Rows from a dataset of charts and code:
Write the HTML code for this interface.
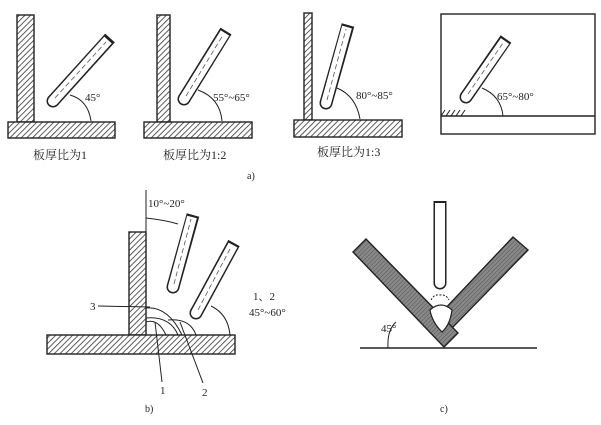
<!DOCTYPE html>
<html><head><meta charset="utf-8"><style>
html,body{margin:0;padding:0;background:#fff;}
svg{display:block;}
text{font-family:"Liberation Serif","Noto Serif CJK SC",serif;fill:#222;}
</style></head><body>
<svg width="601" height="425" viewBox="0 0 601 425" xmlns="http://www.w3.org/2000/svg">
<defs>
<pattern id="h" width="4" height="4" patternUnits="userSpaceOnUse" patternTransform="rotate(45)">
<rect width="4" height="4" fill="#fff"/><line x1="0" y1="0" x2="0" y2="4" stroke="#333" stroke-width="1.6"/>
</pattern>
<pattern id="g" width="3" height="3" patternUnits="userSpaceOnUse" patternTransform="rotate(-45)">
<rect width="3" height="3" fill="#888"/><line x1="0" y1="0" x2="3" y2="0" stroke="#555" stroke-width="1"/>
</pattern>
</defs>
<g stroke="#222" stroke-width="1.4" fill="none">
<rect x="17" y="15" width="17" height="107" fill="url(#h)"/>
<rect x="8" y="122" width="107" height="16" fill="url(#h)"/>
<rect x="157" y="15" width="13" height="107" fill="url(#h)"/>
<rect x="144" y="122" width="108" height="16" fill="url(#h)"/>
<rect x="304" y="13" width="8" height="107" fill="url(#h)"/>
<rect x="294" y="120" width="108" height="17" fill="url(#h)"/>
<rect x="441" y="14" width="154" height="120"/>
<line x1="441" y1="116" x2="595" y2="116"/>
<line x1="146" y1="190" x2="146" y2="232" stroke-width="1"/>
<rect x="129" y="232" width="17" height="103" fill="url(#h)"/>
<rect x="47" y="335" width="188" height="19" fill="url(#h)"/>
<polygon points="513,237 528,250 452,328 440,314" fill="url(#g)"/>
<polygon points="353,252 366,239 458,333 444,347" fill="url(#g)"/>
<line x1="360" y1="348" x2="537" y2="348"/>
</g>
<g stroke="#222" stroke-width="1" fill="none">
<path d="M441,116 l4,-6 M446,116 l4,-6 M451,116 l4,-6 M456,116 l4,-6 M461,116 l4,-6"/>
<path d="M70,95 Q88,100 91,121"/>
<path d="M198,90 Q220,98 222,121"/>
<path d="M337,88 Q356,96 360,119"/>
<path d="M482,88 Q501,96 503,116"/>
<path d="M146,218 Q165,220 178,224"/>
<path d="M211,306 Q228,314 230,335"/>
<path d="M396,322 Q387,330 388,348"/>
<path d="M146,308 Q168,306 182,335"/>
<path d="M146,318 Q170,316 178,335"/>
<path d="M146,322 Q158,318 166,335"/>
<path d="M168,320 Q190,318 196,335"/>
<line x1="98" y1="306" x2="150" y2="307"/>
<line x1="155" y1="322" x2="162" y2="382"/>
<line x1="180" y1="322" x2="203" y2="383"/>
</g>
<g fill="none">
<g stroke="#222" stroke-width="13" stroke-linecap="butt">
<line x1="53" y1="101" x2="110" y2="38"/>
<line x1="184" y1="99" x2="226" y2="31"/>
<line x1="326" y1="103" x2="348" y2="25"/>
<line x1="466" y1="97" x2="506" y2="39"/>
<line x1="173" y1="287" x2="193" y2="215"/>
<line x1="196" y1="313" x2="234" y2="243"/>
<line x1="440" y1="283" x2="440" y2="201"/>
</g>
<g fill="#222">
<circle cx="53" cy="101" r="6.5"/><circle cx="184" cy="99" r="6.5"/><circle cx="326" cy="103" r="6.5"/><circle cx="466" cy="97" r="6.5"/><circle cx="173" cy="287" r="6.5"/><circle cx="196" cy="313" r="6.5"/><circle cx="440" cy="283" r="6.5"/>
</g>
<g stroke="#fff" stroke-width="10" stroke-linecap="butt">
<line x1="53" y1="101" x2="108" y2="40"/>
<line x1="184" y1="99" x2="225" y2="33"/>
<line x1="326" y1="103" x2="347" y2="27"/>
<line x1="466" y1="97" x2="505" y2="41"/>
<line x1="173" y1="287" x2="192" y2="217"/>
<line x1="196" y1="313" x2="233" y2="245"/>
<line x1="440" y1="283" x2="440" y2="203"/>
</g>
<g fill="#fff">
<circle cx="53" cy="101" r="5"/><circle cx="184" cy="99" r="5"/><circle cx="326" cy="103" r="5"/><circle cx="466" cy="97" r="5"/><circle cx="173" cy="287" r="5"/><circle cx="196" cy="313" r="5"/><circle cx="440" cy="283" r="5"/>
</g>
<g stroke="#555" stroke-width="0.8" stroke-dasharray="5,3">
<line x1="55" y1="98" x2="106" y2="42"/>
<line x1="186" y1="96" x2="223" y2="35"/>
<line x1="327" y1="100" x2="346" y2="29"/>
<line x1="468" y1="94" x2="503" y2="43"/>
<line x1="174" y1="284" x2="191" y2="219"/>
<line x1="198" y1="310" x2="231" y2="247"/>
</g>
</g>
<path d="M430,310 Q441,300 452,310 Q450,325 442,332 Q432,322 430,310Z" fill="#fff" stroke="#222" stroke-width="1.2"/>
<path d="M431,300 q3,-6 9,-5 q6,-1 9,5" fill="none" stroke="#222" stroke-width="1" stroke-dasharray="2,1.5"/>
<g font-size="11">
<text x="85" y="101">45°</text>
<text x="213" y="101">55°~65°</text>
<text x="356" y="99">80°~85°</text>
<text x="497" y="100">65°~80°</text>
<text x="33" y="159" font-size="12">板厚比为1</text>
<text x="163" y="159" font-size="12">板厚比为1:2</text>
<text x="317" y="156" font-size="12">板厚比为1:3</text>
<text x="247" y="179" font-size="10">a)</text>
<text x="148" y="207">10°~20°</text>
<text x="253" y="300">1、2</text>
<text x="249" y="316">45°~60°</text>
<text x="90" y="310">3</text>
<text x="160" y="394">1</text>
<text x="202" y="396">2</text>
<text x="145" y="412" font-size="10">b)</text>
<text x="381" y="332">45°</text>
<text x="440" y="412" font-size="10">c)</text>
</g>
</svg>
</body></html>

* * *

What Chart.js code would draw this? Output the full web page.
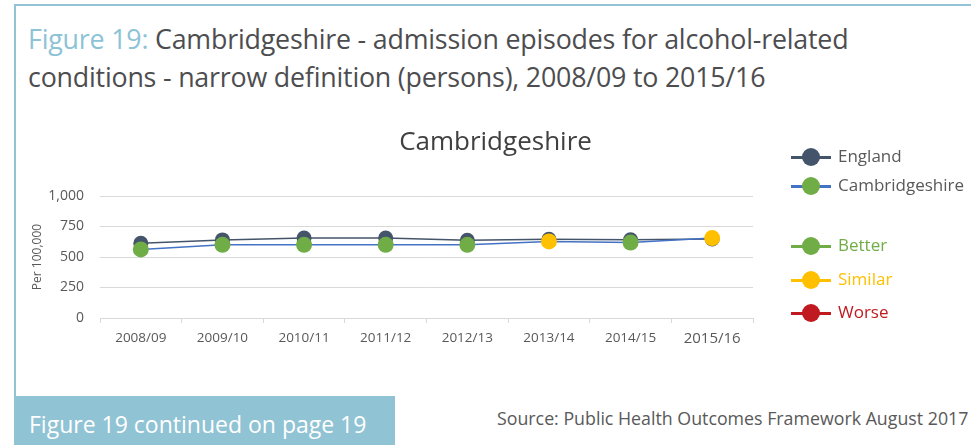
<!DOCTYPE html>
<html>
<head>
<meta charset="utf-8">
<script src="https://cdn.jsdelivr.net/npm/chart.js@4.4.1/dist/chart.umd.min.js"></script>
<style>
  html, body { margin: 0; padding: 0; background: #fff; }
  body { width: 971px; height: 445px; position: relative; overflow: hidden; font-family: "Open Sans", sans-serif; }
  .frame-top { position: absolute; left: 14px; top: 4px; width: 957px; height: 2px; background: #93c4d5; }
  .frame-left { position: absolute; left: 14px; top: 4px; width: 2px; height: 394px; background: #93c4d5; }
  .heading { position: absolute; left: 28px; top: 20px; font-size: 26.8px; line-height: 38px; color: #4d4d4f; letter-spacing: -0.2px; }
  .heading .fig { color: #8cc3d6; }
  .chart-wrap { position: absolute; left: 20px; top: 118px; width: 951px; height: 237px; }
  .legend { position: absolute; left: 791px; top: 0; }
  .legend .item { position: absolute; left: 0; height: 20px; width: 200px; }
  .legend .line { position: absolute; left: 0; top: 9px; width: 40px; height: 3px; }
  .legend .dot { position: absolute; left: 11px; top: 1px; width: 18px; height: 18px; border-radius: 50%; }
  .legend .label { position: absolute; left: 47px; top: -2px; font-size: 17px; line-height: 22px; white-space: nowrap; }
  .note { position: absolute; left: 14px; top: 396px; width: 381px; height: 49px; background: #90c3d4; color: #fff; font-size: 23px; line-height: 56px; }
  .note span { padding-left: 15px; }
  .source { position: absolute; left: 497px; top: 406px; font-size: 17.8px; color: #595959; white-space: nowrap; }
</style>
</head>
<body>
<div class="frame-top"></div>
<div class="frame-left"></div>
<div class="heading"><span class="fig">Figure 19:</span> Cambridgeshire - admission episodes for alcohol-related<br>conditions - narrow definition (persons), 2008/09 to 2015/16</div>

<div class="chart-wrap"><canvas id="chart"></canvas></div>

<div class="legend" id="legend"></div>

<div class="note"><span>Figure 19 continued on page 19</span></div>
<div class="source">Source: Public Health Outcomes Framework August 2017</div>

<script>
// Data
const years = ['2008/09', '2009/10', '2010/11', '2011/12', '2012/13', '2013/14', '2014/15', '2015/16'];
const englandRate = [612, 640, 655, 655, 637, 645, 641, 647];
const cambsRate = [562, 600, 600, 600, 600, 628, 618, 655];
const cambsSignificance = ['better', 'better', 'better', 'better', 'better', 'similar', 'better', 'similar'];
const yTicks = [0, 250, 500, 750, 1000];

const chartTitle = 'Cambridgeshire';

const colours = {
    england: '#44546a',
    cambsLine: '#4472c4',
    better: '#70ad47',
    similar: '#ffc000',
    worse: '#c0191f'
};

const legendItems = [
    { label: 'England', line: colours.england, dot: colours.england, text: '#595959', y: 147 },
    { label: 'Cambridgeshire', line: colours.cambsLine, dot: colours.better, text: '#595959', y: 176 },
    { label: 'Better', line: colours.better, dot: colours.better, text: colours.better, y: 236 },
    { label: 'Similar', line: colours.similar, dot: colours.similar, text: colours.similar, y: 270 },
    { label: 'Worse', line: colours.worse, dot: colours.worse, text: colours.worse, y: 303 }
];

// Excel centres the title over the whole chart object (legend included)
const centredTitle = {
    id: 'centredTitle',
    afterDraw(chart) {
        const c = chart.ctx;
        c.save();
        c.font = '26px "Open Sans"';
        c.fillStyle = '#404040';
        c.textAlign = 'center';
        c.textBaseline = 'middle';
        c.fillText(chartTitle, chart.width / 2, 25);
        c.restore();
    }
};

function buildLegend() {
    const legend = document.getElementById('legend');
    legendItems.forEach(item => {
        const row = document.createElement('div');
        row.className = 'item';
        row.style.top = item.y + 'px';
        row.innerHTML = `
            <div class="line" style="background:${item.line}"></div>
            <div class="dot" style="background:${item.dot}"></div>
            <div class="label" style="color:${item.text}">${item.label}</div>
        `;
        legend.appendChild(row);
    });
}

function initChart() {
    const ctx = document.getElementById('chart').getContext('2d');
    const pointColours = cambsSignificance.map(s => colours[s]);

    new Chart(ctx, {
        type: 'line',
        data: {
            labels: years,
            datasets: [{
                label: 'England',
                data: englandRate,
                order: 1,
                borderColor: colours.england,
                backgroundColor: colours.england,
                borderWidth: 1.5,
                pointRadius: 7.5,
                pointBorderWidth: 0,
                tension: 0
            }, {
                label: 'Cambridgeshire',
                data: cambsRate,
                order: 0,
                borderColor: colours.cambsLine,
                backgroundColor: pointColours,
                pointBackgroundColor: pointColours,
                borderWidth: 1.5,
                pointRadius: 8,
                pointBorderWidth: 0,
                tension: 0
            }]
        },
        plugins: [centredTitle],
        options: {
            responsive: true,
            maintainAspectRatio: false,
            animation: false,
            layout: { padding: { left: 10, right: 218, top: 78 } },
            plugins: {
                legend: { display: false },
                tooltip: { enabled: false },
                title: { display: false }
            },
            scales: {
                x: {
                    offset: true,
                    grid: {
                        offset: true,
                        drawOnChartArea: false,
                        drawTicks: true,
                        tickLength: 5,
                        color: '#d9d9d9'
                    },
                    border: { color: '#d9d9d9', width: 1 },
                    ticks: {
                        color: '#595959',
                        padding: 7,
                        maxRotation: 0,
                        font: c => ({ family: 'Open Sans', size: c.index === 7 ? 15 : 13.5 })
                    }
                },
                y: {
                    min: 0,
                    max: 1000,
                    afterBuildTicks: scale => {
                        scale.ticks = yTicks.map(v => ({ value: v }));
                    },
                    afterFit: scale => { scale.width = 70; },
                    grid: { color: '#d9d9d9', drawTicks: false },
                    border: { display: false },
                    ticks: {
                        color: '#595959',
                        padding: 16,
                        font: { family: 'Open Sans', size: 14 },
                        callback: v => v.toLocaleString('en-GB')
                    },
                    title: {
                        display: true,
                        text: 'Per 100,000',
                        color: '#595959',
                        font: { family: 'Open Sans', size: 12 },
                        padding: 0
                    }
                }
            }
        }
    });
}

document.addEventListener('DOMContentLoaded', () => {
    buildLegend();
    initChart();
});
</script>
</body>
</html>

_GOAL_
State the number of lines in the data that include the string "this", and add nothing else.

_EXERCISE RESULT_
2